— Start Dataset entries —
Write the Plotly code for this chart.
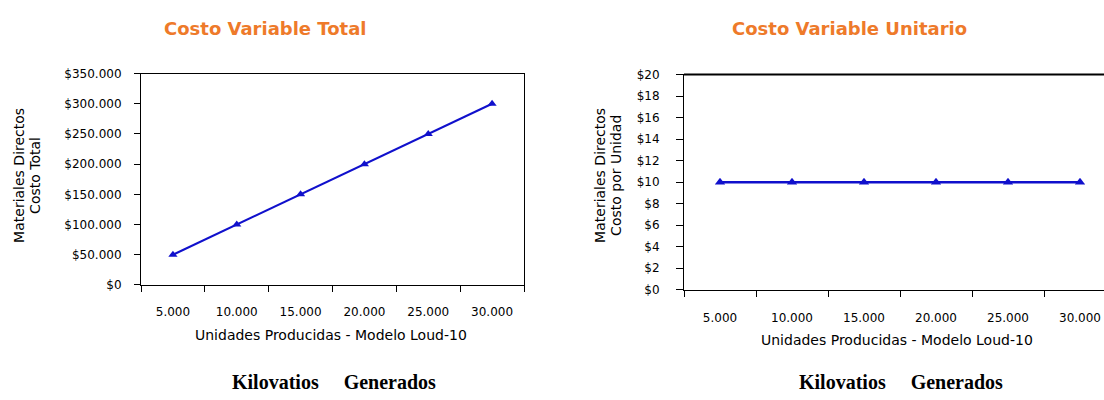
— End Dataset entries —
— Start Dataset entries —
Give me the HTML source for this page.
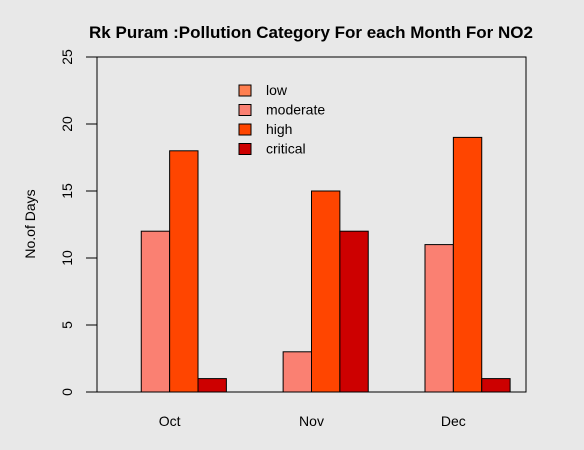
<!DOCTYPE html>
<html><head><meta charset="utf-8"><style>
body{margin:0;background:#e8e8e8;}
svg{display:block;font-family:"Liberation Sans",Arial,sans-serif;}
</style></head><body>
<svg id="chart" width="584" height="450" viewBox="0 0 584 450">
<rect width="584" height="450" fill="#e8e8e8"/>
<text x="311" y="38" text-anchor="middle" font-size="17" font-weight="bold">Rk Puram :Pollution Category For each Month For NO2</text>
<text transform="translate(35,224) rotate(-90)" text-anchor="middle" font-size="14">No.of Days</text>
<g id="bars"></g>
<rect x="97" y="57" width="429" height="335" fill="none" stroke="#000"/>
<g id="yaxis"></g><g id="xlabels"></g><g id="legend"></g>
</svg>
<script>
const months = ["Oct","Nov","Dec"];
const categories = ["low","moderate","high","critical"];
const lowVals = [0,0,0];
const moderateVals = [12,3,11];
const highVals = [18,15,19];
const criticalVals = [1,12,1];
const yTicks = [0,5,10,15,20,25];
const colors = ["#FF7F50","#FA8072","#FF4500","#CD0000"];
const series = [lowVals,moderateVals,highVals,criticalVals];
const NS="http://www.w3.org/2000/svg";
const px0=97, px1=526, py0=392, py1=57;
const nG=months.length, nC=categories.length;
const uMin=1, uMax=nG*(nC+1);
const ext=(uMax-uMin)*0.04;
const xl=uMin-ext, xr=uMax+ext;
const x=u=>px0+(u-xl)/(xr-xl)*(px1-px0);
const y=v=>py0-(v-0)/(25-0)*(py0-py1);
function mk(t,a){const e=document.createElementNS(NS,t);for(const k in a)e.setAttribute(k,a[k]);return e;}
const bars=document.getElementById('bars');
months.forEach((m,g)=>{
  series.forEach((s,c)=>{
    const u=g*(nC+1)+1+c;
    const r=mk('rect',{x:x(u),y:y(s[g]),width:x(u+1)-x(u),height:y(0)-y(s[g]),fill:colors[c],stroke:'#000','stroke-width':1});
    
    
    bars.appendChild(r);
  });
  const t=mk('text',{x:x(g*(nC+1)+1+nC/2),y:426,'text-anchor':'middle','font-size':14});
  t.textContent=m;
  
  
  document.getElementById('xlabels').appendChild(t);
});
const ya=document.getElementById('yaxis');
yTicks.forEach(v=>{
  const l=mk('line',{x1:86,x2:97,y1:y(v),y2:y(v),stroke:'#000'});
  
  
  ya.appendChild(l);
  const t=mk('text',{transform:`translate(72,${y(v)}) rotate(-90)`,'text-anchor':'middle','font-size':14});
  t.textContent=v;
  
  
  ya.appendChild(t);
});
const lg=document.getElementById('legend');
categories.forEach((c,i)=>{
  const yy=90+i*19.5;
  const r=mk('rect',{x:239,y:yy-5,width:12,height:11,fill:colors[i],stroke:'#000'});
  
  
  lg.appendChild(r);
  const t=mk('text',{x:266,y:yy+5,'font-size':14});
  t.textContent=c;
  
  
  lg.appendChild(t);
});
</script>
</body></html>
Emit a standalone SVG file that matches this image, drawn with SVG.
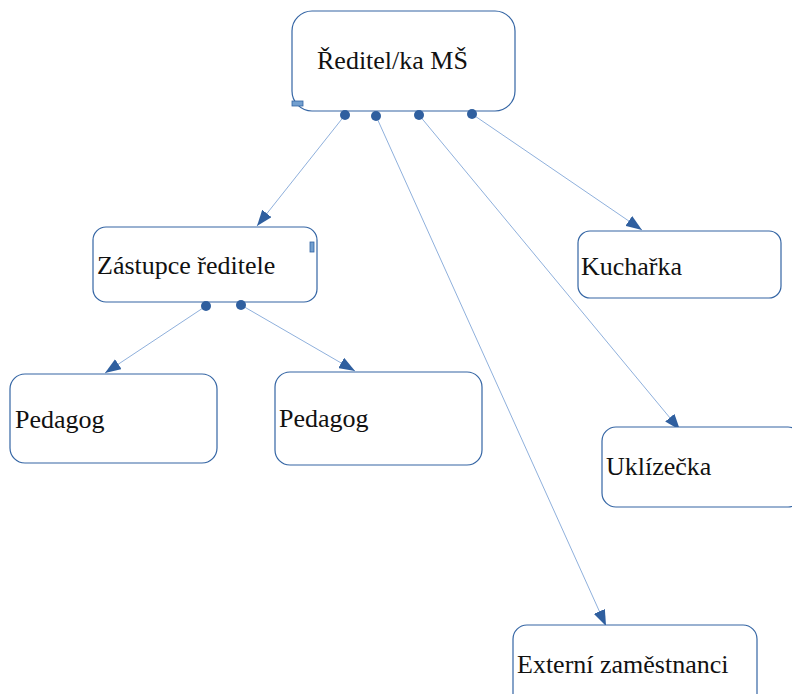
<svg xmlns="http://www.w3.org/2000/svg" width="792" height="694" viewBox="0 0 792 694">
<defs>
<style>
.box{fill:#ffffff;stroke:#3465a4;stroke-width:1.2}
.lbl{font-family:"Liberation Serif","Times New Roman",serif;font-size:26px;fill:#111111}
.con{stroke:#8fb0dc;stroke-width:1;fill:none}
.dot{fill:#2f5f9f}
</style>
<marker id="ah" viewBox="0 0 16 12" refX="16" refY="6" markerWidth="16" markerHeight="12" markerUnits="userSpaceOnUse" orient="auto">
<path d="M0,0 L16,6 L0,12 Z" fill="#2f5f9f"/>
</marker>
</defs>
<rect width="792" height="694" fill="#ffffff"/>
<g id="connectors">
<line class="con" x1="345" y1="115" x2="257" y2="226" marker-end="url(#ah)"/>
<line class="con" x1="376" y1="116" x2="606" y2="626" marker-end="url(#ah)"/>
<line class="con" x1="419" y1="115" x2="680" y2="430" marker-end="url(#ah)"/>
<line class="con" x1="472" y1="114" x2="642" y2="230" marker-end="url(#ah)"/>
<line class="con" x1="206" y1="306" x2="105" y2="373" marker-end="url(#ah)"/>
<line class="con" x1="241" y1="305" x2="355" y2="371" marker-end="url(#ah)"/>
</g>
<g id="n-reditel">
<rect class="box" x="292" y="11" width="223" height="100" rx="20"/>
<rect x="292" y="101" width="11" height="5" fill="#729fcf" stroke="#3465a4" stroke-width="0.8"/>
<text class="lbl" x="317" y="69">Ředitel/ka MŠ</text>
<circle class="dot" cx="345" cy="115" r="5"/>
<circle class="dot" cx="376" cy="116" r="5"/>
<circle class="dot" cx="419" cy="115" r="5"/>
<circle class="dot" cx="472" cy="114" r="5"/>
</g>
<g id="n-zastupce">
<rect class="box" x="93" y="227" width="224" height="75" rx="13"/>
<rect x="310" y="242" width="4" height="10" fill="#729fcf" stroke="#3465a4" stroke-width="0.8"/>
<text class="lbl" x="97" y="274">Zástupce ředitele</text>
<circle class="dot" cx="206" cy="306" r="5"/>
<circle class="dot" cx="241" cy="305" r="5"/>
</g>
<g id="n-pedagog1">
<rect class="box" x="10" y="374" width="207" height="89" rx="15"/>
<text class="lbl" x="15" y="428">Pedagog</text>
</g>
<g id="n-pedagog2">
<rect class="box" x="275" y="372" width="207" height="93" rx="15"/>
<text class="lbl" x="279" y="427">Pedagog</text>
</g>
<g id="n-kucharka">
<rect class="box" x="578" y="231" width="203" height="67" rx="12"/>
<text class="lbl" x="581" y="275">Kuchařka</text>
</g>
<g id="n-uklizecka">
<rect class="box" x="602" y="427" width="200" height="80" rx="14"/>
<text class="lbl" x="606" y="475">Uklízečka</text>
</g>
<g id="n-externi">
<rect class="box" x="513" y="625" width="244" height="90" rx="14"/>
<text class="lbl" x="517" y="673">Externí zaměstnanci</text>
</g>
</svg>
— End Dataset entries —
— Start Dataset entries —
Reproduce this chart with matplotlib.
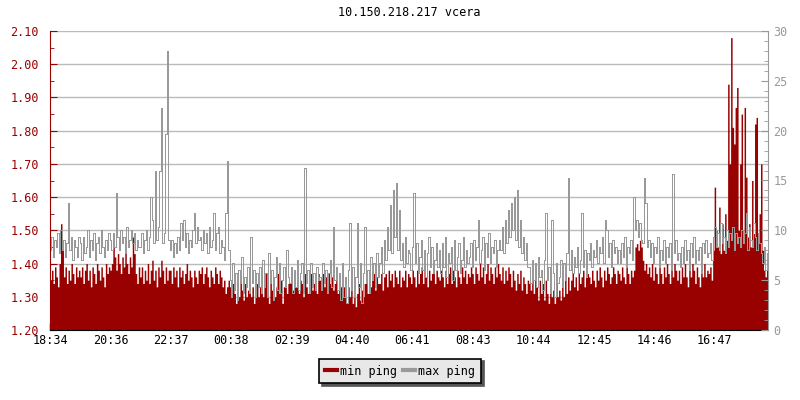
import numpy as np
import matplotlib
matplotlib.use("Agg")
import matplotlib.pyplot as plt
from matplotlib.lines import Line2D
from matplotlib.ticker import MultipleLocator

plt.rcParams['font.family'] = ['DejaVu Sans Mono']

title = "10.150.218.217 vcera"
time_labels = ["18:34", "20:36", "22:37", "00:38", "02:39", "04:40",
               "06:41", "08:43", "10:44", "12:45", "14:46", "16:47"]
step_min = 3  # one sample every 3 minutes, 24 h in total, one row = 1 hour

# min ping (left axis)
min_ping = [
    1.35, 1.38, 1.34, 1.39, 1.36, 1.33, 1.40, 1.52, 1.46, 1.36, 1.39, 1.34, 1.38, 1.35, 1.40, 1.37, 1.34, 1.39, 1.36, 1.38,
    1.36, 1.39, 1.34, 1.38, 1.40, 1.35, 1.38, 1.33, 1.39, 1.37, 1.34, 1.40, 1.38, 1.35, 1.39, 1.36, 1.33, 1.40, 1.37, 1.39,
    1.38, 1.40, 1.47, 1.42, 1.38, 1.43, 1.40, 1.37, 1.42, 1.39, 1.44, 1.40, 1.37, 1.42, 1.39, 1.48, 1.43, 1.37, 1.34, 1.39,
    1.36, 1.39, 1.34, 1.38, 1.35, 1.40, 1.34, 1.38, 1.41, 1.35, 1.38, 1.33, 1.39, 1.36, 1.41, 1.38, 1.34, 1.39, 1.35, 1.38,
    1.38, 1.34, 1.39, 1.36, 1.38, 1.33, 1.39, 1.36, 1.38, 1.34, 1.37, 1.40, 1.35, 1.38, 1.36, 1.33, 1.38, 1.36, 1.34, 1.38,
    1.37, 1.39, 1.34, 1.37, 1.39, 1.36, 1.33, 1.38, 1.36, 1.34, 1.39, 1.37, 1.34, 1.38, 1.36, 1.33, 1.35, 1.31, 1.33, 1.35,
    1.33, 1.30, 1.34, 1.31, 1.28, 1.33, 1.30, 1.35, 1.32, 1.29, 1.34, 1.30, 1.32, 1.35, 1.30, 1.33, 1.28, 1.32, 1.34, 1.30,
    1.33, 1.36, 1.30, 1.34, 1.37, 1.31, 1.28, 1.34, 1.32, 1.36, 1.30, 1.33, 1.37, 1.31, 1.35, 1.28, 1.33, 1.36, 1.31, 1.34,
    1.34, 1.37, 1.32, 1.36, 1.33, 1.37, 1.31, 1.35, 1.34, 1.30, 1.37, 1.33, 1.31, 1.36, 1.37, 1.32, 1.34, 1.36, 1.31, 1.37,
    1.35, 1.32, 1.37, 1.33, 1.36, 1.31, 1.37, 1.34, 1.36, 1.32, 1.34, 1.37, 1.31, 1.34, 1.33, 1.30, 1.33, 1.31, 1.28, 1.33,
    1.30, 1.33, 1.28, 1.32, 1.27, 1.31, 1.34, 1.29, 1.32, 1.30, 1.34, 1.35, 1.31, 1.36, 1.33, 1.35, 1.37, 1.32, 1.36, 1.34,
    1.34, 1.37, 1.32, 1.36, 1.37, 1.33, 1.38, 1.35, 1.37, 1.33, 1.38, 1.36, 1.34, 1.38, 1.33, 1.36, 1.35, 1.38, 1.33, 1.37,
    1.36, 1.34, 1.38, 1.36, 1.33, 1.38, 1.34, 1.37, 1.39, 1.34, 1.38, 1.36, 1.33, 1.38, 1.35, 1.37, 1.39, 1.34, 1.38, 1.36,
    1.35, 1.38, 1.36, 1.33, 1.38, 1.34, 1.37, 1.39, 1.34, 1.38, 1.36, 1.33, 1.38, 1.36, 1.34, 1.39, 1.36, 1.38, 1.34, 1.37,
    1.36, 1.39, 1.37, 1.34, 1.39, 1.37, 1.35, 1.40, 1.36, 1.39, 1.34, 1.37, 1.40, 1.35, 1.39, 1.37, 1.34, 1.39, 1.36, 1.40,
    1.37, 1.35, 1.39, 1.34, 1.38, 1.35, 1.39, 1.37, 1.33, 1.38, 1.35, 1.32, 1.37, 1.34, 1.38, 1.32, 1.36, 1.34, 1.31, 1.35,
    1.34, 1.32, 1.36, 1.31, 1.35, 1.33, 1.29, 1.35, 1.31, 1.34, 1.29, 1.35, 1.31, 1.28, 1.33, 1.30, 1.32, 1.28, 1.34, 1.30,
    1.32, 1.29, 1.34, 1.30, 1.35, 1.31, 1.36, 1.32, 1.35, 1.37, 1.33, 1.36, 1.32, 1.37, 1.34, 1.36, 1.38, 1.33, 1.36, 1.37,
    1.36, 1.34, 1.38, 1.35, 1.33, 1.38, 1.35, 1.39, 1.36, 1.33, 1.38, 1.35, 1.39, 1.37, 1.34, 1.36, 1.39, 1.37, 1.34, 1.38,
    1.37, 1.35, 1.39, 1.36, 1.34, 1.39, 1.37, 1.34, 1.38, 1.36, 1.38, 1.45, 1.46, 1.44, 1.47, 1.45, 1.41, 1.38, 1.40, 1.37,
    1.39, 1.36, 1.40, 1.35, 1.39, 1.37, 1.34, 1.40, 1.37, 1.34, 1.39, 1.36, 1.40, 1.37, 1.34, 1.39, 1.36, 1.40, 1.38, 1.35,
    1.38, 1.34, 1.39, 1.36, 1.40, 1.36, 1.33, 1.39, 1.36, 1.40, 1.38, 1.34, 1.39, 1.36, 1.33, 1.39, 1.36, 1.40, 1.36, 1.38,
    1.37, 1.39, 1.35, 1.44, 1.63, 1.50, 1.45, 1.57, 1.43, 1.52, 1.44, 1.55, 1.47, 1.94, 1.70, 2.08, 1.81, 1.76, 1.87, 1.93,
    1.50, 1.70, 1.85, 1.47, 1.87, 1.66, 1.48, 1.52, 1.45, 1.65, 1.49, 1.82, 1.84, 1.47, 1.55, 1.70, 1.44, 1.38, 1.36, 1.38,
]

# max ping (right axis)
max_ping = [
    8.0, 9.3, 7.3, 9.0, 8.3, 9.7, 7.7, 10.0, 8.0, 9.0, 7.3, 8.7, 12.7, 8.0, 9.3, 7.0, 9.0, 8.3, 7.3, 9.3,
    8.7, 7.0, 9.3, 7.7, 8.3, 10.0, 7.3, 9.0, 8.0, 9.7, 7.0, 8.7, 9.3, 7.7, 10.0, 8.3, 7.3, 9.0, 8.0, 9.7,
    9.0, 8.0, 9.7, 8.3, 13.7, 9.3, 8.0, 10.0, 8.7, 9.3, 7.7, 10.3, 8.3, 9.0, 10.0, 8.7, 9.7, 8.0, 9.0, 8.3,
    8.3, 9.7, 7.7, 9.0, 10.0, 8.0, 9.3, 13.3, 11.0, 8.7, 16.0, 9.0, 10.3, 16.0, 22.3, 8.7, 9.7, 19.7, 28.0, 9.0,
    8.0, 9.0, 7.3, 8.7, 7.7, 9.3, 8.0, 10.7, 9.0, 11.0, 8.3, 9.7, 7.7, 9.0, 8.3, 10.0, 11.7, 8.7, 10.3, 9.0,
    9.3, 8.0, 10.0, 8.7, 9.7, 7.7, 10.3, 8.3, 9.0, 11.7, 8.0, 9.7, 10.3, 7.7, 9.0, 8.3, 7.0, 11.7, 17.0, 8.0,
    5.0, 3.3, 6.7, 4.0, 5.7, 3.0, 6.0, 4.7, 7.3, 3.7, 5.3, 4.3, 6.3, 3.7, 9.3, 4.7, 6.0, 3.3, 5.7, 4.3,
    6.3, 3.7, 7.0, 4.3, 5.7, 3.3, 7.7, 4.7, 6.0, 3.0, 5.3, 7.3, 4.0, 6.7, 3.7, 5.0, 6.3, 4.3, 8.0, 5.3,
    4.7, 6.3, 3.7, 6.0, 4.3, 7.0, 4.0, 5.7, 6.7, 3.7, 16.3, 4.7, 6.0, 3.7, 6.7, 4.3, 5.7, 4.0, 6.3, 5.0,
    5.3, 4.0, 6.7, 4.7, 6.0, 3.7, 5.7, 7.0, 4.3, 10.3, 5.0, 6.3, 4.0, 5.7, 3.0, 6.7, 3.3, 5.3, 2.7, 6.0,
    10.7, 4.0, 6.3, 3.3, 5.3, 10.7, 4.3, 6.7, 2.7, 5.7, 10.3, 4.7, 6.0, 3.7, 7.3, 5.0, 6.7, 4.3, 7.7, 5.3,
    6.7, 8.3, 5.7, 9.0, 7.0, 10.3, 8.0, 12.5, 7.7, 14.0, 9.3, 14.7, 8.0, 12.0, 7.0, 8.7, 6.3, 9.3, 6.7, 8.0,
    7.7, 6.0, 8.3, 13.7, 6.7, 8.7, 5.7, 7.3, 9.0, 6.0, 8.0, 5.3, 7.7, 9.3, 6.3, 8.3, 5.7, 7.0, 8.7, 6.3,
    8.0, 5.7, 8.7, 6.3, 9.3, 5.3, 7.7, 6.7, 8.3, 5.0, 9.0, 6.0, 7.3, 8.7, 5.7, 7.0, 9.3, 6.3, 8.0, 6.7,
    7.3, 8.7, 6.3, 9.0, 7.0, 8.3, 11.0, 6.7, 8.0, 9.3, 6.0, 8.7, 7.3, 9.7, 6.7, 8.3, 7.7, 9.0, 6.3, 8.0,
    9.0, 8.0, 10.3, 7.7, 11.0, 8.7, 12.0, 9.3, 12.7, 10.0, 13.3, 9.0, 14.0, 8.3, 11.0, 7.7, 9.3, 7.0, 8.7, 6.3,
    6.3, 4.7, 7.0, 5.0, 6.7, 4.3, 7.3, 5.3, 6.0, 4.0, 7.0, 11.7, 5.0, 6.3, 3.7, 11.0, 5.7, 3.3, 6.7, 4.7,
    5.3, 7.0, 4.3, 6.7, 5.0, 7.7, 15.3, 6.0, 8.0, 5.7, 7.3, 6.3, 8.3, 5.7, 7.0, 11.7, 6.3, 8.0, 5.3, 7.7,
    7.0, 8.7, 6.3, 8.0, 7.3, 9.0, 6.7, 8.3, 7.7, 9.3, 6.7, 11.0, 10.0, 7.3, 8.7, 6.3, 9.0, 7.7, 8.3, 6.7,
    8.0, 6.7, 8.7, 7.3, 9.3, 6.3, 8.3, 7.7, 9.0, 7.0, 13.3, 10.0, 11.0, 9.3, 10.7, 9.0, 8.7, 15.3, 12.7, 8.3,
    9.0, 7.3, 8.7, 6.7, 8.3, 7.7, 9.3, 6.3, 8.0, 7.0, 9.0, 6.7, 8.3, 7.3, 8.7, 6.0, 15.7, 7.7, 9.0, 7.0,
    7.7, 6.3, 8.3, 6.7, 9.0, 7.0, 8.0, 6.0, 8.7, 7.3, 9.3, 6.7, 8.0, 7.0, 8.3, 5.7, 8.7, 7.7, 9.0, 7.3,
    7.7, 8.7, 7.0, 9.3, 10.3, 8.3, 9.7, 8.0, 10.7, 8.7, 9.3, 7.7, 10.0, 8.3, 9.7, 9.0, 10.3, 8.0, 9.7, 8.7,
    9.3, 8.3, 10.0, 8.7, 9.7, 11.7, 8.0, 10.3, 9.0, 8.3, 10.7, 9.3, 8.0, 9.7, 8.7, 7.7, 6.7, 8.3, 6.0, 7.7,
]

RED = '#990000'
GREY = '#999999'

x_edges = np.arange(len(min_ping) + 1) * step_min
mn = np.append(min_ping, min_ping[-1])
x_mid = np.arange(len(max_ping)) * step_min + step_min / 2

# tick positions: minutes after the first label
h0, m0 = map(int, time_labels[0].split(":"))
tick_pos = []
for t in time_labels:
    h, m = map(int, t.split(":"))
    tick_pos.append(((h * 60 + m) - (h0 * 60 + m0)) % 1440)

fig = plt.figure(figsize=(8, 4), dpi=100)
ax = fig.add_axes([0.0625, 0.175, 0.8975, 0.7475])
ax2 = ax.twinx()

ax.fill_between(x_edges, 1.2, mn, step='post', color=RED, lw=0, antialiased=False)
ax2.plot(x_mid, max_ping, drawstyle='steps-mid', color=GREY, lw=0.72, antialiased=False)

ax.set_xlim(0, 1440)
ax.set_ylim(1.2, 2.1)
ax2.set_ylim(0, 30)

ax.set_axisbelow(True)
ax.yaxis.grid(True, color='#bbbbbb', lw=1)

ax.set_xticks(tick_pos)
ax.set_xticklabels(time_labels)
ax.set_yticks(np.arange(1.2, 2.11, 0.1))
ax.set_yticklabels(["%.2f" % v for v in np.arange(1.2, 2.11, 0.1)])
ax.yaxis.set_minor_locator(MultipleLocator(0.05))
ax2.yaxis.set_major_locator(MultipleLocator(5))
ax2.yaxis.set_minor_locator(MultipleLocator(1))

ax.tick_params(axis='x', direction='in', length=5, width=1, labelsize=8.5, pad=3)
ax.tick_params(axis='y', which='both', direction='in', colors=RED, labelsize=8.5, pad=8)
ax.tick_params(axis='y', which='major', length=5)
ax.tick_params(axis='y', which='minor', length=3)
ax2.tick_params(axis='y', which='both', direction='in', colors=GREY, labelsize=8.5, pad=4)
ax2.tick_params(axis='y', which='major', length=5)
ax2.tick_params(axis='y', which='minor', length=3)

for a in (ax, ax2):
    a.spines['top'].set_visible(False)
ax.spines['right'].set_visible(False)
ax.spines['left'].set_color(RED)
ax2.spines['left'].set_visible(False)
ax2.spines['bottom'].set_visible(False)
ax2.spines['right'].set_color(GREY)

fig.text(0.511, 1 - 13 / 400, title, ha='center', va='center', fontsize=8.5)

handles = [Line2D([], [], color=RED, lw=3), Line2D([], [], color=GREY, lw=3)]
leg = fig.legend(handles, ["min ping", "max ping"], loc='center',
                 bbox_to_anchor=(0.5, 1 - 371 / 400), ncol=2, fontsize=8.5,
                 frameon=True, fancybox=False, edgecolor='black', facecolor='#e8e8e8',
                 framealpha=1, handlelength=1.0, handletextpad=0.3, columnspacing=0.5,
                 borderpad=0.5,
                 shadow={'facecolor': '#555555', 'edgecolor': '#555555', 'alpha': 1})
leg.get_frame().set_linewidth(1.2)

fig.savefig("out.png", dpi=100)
— End Dataset entries —
**Exercise aim:** Return, from the data, each line that has the word "this" in it.

**Response:**
Write the Plotly code for this chart.
Give me the HTML source for this page.
Emit a standalone SVG file that matches this image, drawn with SVG.
Reproduce this chart with matplotlib.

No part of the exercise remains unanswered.